GIVEN MATERIAL:
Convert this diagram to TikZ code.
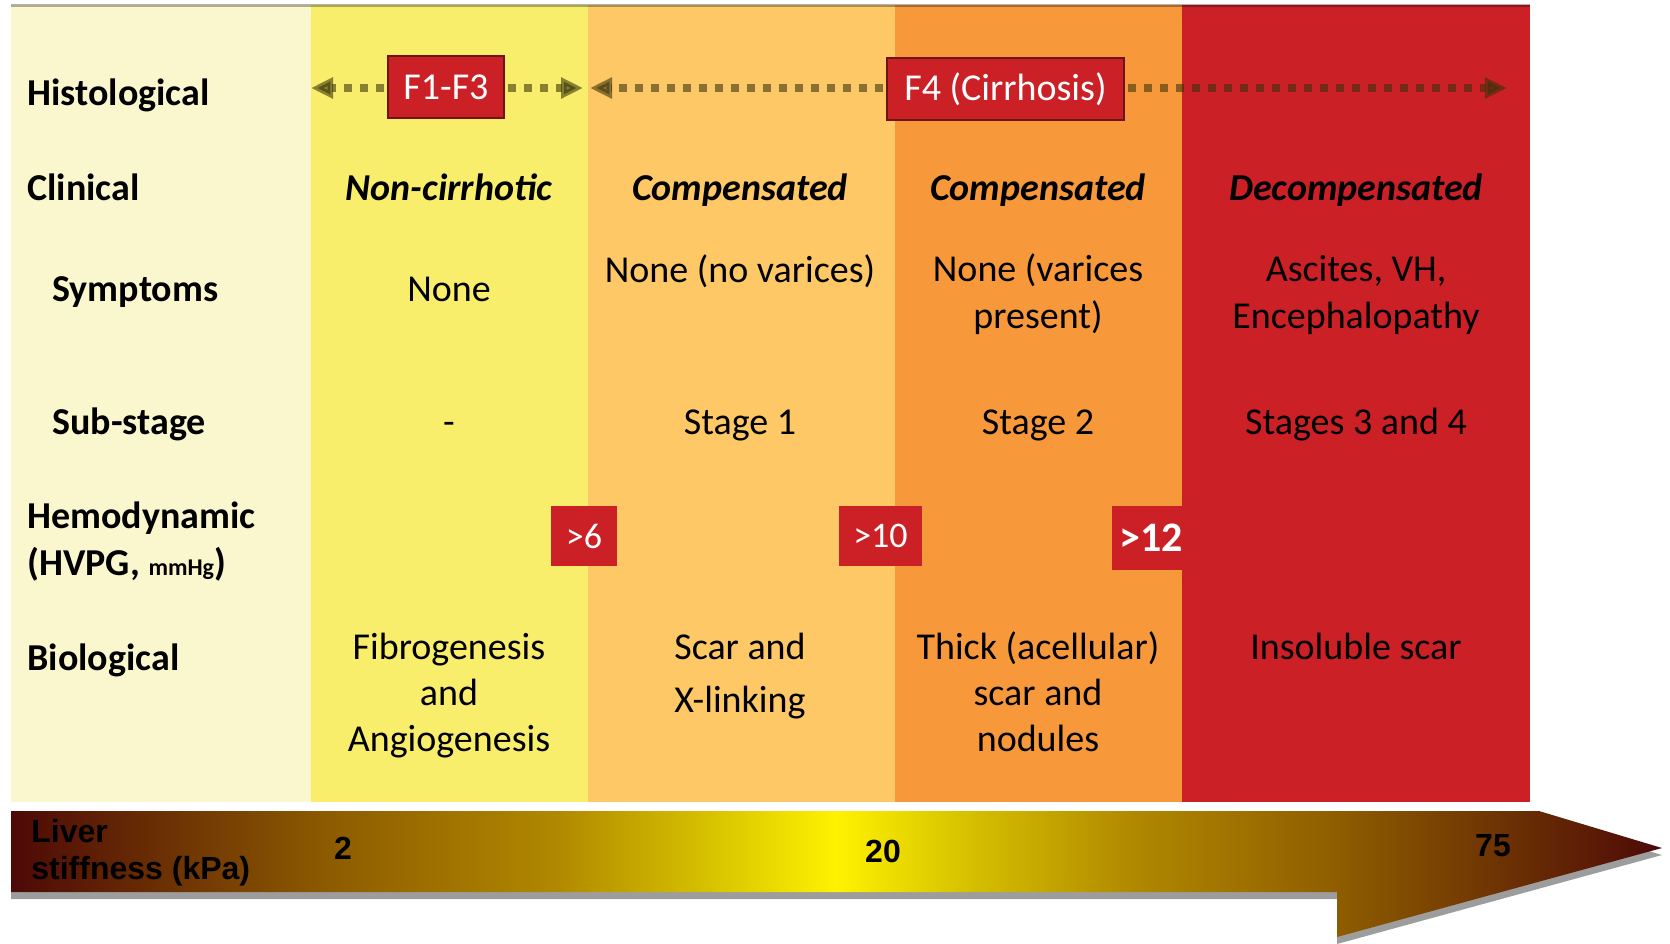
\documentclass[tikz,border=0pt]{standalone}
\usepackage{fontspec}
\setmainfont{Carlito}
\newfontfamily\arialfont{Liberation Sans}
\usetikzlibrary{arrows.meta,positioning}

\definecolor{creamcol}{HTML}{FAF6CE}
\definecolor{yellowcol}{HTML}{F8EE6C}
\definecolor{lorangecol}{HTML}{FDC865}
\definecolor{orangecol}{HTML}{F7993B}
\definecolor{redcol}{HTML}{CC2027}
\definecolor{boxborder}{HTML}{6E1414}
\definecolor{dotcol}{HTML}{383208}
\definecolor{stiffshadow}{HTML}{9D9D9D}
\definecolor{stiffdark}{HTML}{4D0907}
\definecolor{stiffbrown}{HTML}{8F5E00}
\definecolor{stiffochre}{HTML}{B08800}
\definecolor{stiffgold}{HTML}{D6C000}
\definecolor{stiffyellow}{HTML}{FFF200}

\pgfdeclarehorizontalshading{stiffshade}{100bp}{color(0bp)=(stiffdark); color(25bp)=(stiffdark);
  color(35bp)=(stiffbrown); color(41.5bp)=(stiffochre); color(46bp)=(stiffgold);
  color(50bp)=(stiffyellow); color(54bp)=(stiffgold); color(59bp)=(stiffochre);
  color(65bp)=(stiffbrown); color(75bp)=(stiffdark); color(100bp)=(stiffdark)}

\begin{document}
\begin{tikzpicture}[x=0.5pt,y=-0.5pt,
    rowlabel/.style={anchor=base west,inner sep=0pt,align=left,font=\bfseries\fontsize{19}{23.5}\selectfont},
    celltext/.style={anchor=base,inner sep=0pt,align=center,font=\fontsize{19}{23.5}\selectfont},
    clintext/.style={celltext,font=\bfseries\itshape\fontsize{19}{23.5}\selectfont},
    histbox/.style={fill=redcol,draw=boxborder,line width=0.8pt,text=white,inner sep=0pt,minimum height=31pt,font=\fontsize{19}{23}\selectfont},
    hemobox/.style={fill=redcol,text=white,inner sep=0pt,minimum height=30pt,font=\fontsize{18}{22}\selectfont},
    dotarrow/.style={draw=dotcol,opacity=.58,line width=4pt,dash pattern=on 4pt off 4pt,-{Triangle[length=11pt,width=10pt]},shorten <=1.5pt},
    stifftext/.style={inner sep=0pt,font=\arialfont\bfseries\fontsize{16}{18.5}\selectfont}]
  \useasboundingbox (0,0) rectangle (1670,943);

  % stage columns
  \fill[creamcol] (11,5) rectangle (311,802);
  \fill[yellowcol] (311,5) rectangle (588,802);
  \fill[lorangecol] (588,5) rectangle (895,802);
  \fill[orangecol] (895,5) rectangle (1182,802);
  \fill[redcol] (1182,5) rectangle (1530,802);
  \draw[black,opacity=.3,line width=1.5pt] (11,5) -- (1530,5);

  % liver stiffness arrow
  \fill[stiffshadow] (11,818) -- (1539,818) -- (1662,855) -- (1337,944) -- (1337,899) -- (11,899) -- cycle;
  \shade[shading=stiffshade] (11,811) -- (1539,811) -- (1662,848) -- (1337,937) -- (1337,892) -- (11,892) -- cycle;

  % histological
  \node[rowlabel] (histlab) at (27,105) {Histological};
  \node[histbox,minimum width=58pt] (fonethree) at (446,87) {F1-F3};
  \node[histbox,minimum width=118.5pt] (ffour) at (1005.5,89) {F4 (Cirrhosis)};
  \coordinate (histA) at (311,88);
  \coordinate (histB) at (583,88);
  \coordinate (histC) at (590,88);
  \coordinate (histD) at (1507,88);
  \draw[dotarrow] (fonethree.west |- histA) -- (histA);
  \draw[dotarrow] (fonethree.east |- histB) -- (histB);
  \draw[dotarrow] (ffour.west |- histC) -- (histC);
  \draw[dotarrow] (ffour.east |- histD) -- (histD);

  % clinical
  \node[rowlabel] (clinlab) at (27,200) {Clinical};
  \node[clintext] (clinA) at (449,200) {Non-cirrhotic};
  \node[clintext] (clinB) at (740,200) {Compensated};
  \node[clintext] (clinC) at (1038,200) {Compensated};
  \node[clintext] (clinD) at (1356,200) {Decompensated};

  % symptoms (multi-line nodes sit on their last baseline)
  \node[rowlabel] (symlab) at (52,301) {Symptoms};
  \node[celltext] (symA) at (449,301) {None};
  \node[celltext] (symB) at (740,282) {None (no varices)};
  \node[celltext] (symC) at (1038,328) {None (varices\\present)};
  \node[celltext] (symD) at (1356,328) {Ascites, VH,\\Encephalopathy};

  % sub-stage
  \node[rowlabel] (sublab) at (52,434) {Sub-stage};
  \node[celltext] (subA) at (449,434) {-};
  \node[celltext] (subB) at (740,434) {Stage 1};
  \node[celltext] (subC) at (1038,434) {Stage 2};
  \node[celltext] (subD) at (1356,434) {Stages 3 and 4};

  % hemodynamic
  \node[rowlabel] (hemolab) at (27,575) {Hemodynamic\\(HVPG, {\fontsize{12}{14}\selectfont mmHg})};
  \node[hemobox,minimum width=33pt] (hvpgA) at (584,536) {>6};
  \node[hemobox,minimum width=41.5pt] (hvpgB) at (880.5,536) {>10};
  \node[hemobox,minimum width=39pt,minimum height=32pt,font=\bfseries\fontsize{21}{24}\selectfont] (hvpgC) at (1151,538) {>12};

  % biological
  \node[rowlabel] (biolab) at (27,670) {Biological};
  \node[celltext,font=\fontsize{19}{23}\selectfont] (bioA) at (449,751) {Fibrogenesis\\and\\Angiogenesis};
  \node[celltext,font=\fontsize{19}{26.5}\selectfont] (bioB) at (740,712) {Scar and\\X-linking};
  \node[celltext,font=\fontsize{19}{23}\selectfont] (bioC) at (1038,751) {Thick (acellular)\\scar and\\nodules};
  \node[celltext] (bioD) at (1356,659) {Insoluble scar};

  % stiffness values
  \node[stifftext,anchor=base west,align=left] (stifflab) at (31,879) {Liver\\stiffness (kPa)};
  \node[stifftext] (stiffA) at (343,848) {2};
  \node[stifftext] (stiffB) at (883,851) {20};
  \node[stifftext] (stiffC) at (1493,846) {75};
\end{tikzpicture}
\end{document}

GIVEN PROBLEM:
Everything from the top line of the data down to and including the line with "(0,0) rectangle (1670,943);" is to be copied, except the pictures.

THE COMPLETED TASK:
Convert this diagram to TikZ code.
\documentclass[tikz,border=0pt]{standalone}
\usepackage{fontspec}
\setmainfont{Carlito}
\newfontfamily\arialfont{Liberation Sans}
\usetikzlibrary{arrows.meta,positioning}

\definecolor{creamcol}{HTML}{FAF6CE}
\definecolor{yellowcol}{HTML}{F8EE6C}
\definecolor{lorangecol}{HTML}{FDC865}
\definecolor{orangecol}{HTML}{F7993B}
\definecolor{redcol}{HTML}{CC2027}
\definecolor{boxborder}{HTML}{6E1414}
\definecolor{dotcol}{HTML}{383208}
\definecolor{stiffshadow}{HTML}{9D9D9D}
\definecolor{stiffdark}{HTML}{4D0907}
\definecolor{stiffbrown}{HTML}{8F5E00}
\definecolor{stiffochre}{HTML}{B08800}
\definecolor{stiffgold}{HTML}{D6C000}
\definecolor{stiffyellow}{HTML}{FFF200}

\pgfdeclarehorizontalshading{stiffshade}{100bp}{color(0bp)=(stiffdark); color(25bp)=(stiffdark);
  color(35bp)=(stiffbrown); color(41.5bp)=(stiffochre); color(46bp)=(stiffgold);
  color(50bp)=(stiffyellow); color(54bp)=(stiffgold); color(59bp)=(stiffochre);
  color(65bp)=(stiffbrown); color(75bp)=(stiffdark); color(100bp)=(stiffdark)}

\begin{document}
\begin{tikzpicture}[x=0.5pt,y=-0.5pt,
    rowlabel/.style={anchor=base west,inner sep=0pt,align=left,font=\bfseries\fontsize{19}{23.5}\selectfont},
    celltext/.style={anchor=base,inner sep=0pt,align=center,font=\fontsize{19}{23.5}\selectfont},
    clintext/.style={celltext,font=\bfseries\itshape\fontsize{19}{23.5}\selectfont},
    histbox/.style={fill=redcol,draw=boxborder,line width=0.8pt,text=white,inner sep=0pt,minimum height=31pt,font=\fontsize{19}{23}\selectfont},
    hemobox/.style={fill=redcol,text=white,inner sep=0pt,minimum height=30pt,font=\fontsize{18}{22}\selectfont},
    dotarrow/.style={draw=dotcol,opacity=.58,line width=4pt,dash pattern=on 4pt off 4pt,-{Triangle[length=11pt,width=10pt]},shorten <=1.5pt},
    stifftext/.style={inner sep=0pt,font=\arialfont\bfseries\fontsize{16}{18.5}\selectfont}]
  \useasboundingbox (0,0) rectangle (1670,943);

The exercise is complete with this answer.